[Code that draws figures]
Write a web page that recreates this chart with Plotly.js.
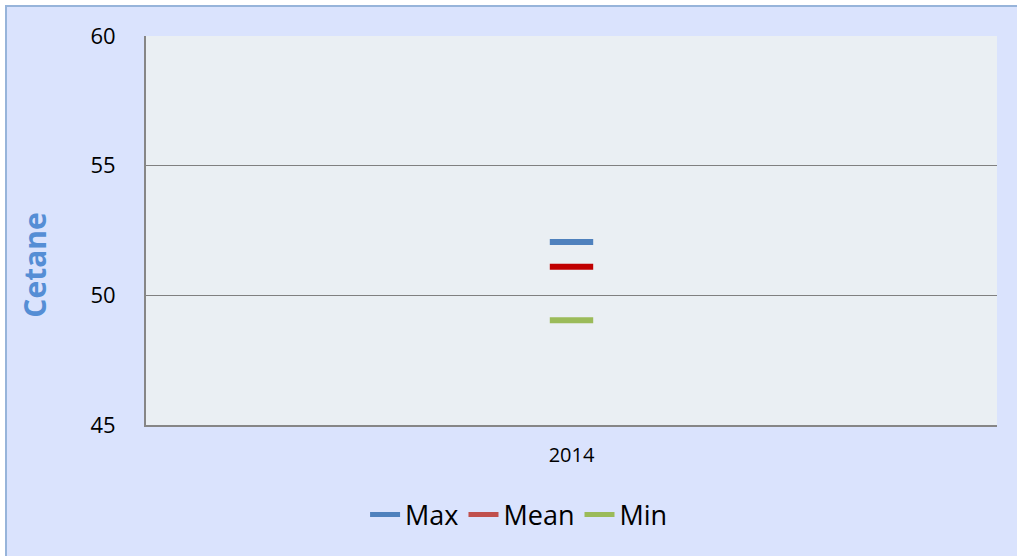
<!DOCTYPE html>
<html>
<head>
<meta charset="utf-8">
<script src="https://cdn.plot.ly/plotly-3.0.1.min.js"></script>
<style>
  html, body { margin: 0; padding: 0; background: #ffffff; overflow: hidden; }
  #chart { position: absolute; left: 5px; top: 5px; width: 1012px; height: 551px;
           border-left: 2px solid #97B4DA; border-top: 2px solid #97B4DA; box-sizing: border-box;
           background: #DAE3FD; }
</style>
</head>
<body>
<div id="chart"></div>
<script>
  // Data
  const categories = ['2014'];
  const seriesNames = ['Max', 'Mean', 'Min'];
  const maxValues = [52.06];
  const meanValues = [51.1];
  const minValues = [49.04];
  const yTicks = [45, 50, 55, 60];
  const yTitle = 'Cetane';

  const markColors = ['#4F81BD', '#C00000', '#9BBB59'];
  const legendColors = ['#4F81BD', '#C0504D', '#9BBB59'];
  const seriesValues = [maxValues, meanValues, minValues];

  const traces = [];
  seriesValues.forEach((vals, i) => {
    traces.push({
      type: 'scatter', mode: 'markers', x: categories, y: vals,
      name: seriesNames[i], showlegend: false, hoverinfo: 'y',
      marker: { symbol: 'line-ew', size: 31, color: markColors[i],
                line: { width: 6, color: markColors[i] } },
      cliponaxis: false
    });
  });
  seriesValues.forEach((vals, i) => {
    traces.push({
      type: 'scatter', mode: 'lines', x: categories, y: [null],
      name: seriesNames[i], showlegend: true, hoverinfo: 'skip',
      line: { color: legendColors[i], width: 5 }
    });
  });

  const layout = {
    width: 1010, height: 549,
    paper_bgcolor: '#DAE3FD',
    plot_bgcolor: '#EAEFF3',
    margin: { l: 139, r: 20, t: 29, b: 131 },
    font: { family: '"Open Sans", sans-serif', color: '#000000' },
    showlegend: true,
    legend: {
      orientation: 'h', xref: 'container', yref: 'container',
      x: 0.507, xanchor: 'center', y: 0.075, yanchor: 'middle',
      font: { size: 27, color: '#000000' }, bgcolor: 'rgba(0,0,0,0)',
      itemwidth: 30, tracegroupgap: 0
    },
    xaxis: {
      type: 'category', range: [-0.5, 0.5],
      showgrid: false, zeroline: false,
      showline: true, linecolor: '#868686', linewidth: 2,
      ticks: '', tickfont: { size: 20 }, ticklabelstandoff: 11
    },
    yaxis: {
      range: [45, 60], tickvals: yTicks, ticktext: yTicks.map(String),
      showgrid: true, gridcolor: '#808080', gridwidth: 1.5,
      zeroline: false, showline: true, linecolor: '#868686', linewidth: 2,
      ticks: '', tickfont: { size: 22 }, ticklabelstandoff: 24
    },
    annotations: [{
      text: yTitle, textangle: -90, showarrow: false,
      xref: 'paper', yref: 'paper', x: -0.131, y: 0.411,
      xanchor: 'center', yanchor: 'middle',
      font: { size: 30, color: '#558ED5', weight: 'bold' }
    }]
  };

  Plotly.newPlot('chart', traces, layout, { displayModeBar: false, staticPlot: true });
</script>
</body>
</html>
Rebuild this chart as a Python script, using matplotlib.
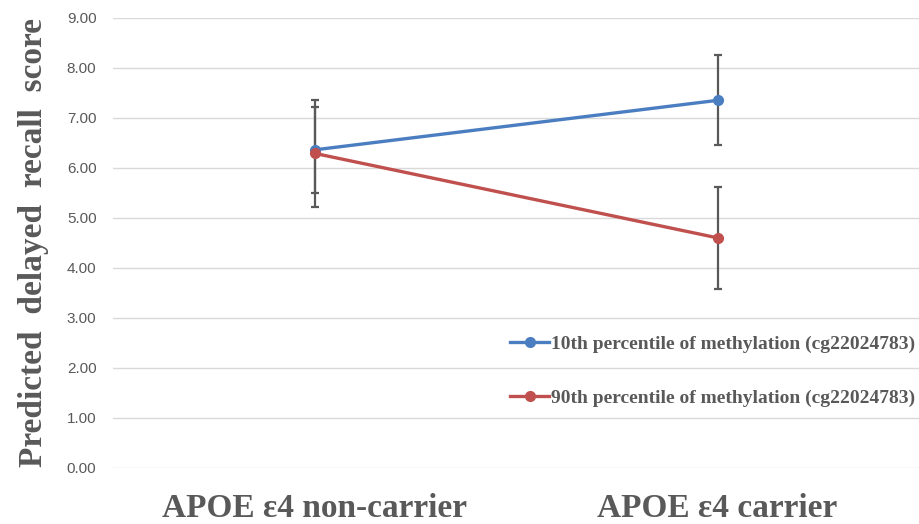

- Exercise goal -
Gather each line from the listing above that holds "this".

- Written response -
Write a web page that recreates this chart with Plotly.js.
Rebuild this chart as a Python script, using matplotlib.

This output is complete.